The push to use clean energy for Bitcoin will ultimately lead to the increase of clean energy and lower costs of it for all, especially, for out of the beaten path locations. It might seem like a waste of energy but all technologies look like wasted effort until they are not.
This is a great example of the transition happening. Coal --> gas --> Solar? Nuclear? Hydrogen? ...
I think we are about to pass the tipping point of Bitcoin being around until money is no longer needed. There will be a time when Bitcoin will be expensive enough that it will be profitable to build a Solar Power plant to mine Crypto in the middle of the desert with nothing else around. I bet it will be in a bit over 2 generations, 40+ years.
This statement is from someone who used to think that $10.00 was a crazy amount to pay for Bitcoin.
Why would you build that solar power plant there when you can build them on the grid itself?

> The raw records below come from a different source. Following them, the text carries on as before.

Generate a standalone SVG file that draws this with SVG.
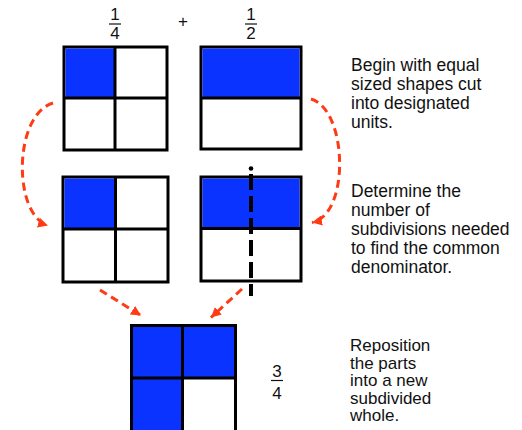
<svg xmlns="http://www.w3.org/2000/svg" width="522" height="430" viewBox="0 0 522 430">
<defs>
<style>
.sq{fill:#fff;stroke:#000;stroke-width:3}
.bl{fill:#0b33ff;stroke:none}
.dv{stroke:#000;stroke-width:3;fill:none}
.red{fill:none;stroke:#ff3a14;stroke-width:3;stroke-dasharray:8 5}
.t{font-family:"Liberation Sans",Arial,sans-serif;font-size:17.5px;fill:#111}
.t2{font-family:"Liberation Sans",Arial,sans-serif;font-size:17px;fill:#111}
.f{font-family:"Liberation Sans",Arial,sans-serif;font-size:17px;fill:#111;text-anchor:middle}
.bar{stroke:#111;stroke-width:1.2}
</style>
<marker id="ah" markerUnits="userSpaceOnUse" markerWidth="12" markerHeight="10" refX="10" refY="5" orient="auto">
<path d="M0,0 L10,5 L0,10 Z" fill="#ff3a14"/>
</marker>
</defs>
<rect width="522" height="430" fill="#fff"/>

<g id="frac-quarter">
<text class="f" x="115" y="20">1</text>
<line class="bar" x1="109" y1="24" x2="121" y2="24"/>
<text class="f" x="115" y="39">4</text>
</g>
<g id="plus"><text class="f" x="183" y="27">+</text></g>
<g id="frac-half">
<text class="f" x="251" y="20">1</text>
<line class="bar" x1="245" y1="24" x2="257" y2="24"/>
<text class="f" x="251" y="39">2</text>
</g>

<g id="shape-quarter">
<rect class="sq" x="64" y="47" width="103" height="103"/>
<rect class="bl" x="65.5" y="48.5" width="49.5" height="49.5"/>
<line class="dv" x1="115" y1="47" x2="115" y2="150"/>
<line class="dv" x1="64" y1="98" x2="167" y2="98"/>
</g>

<g id="shape-half">
<rect class="sq" x="201" y="47" width="100" height="102"/>
<rect class="bl" x="202.5" y="48.5" width="97" height="49.5"/>
<line class="dv" x1="201" y1="98" x2="301" y2="98"/>
</g>

<g id="shape-quarter-2">
<rect class="sq" x="63" y="177" width="105" height="105"/>
<rect class="bl" x="64.5" y="178.5" width="51" height="50.5"/>
<line class="dv" x1="115.5" y1="177" x2="115.5" y2="282"/>
<line class="dv" x1="63" y1="229" x2="168" y2="229"/>
</g>

<g id="shape-half-2">
<rect class="sq" x="201" y="177" width="100" height="104"/>
<rect class="bl" x="202.5" y="178.5" width="97" height="50"/>
<line class="dv" x1="201" y1="228.5" x2="301" y2="228.5"/>
<line x1="251" y1="174" x2="251" y2="296" stroke="#000" stroke-width="4" stroke-dasharray="16 6"/>
<circle cx="251" cy="168.5" r="2.3" fill="#000"/>
</g>

<g id="shape-result">
<rect class="sq" x="131.5" y="325.5" width="104" height="108"/>
<rect class="bl" x="133" y="327" width="101" height="51"/>
<rect class="bl" x="133" y="378" width="49.5" height="54"/>
<line class="dv" x1="182.5" y1="325.5" x2="182.5" y2="433"/>
<line class="dv" x1="131.5" y1="378" x2="235.5" y2="378"/>
</g>

<g id="frac-result">
<text class="f" x="277" y="377">3</text>
<line class="bar" x1="271" y1="380.5" x2="283" y2="380.5"/>
<text class="f" x="277" y="398.5">4</text>
</g>

<g id="connectors">
<path class="red" d="M53,103 C13,115 13,215 48,225.5" marker-end="url(#ah)"/>
<path class="red" d="M311,99 C348,110 350,215 312,222.5" marker-end="url(#ah)"/>
<path class="red" d="M100,290 L141,315.5" marker-end="url(#ah)"/>
<path class="red" d="M242,289 L211,317.5" marker-end="url(#ah)"/>
</g>

<g id="text-begin">
<text class="t" x="351" y="71">Begin with equal</text>
<text class="t" x="351" y="90">sized shapes cut</text>
<text class="t" x="351" y="108.5">into designated</text>
<text class="t" x="351" y="127.5">units.</text>
</g>
<g id="text-determine">
<text class="t" x="351" y="197">Determine the</text>
<text class="t" x="351" y="216">number of</text>
<text class="t" x="351" y="234.5">subdivisions needed</text>
<text class="t" x="351" y="253.5">to find the common</text>
<text class="t" x="351" y="272.5">denominator.</text>
</g>
<g id="text-reposition">
<text class="t2" x="350" y="351">Reposition</text>
<text class="t2" x="350" y="368.5">the parts</text>
<text class="t2" x="350" y="386">into a new</text>
<text class="t2" x="350" y="403.5">subdivided</text>
<text class="t2" x="350" y="421">whole.</text>
</g>
</svg>
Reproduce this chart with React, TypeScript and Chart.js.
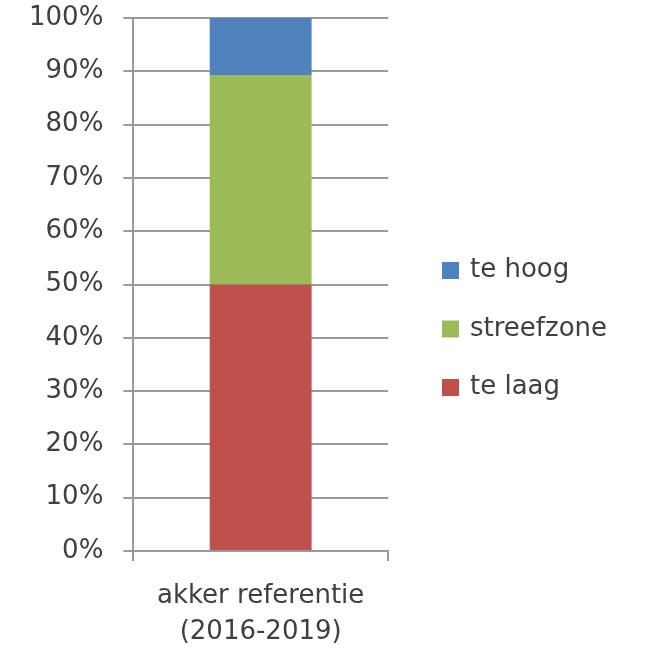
import React, { useEffect, useRef } from 'react';
import { Chart, registerables } from 'chart.js';

Chart.register(...registerables);

// Share of plots per class, in percent of the reference set
const categories = [['akker referentie', '(2016-2019)']];
const teLaag = [50];
const streefzone = [39.3];
const teHoog = [10.7];

const seriesLabels = ['te laag', 'streefzone', 'te hoog'];
const seriesColors = ['#C0504D', '#9BBB59', '#4F81BD'];

const gridGray = '#9a9a9a';
const textGray = '#404040';
const fontFamily = "'DejaVu Sans', sans-serif";
const font = { family: fontFamily, size: 26 };

// Legend to the right of the plot, listed top-down in stacking order
const sideLegend = {
  id: 'sideLegend',
  afterDraw(chart: any) {
    const { ctx, chartArea } = chart;
    const items = chart.data.datasets
      .map((d: any) => ({ label: d.label as string, color: d.backgroundColor as string }))
      .reverse();
    const box = 17;
    const spacing = 58.5;
    const x = chartArea.right + 54;
    const midY = chart.height / 2 + 5;
    ctx.save();
    ctx.font = `${font.size}px ${fontFamily}`;
    ctx.textBaseline = 'middle';
    ctx.textAlign = 'left';
    items.forEach((it: any, i: number) => {
      const y = midY + (i - (items.length - 1) / 2) * spacing;
      ctx.fillStyle = it.color;
      ctx.fillRect(x, y - box / 2, box, box);
      ctx.fillStyle = textGray;
      ctx.fillText(it.label, x + box + 11, y);
    });
    ctx.restore();
  },
};

export default function App() {
  const canvasRef = useRef<HTMLCanvasElement>(null);

  useEffect(() => {
    const chart = new Chart(canvasRef.current!, {
      type: 'bar',
      data: {
        labels: categories,
        datasets: [
          { label: seriesLabels[0], data: teLaag, backgroundColor: seriesColors[0] },
          { label: seriesLabels[1], data: streefzone, backgroundColor: seriesColors[1] },
          { label: seriesLabels[2], data: teHoog, backgroundColor: seriesColors[2] },
        ],
      },
      options: {
        animation: false,
        responsive: true,
        maintainAspectRatio: false,
        layout: { padding: { top: 18, left: 9, right: 258, bottom: 0 } },
        datasets: { bar: { categoryPercentage: 1, barPercentage: 0.4 } },
        plugins: {
          legend: { display: false },
          tooltip: { enabled: false },
        },
        scales: {
          x: {
            stacked: true,
            offset: true,
            grid: { offset: true, drawOnChartArea: false, color: gridGray, lineWidth: 2, tickLength: 10 },
            border: { color: gridGray, width: 2 },
            ticks: { color: textGray, font: { ...font, lineHeight: 1.4 }, padding: 17 },
            afterFit: (s: any) => {
              s.height = 97;
            },
          },
          y: {
            stacked: true,
            min: 0,
            max: 100,
            ticks: {
              stepSize: 10,
              callback: (v: any) => v + '%',
              color: textGray,
              font,
              padding: 20,
            },
            grid: { color: gridGray, lineWidth: 2, tickLength: 10 },
            border: { color: gridGray, width: 2 },
            afterFit: (s: any) => {
              s.paddingTop = 0;
              s.paddingBottom = 0;
            },
          },
        },
      } as any,
      plugins: [sideLegend],
    });
    return () => chart.destroy();
  }, []);

  return (
    <div style={{ position: 'fixed', left: 0, top: 0, width: 646, height: 648, background: '#fff' }}>
      <canvas ref={canvasRef} />
    </div>
  );
}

The investment sell I've been seeing lately is to burn stranded natural gas (that would otherwise be flared) in generators that would power a crypto mine. That also gives you 24/7 runtimes without needing energy storage systems.
>>"Why would you build that solar power plant there when you can build them on the grid itself?"
My point isn't that they will be built in the desert but my point is that if they can be built there then they can be built many other places where it's not profitable now.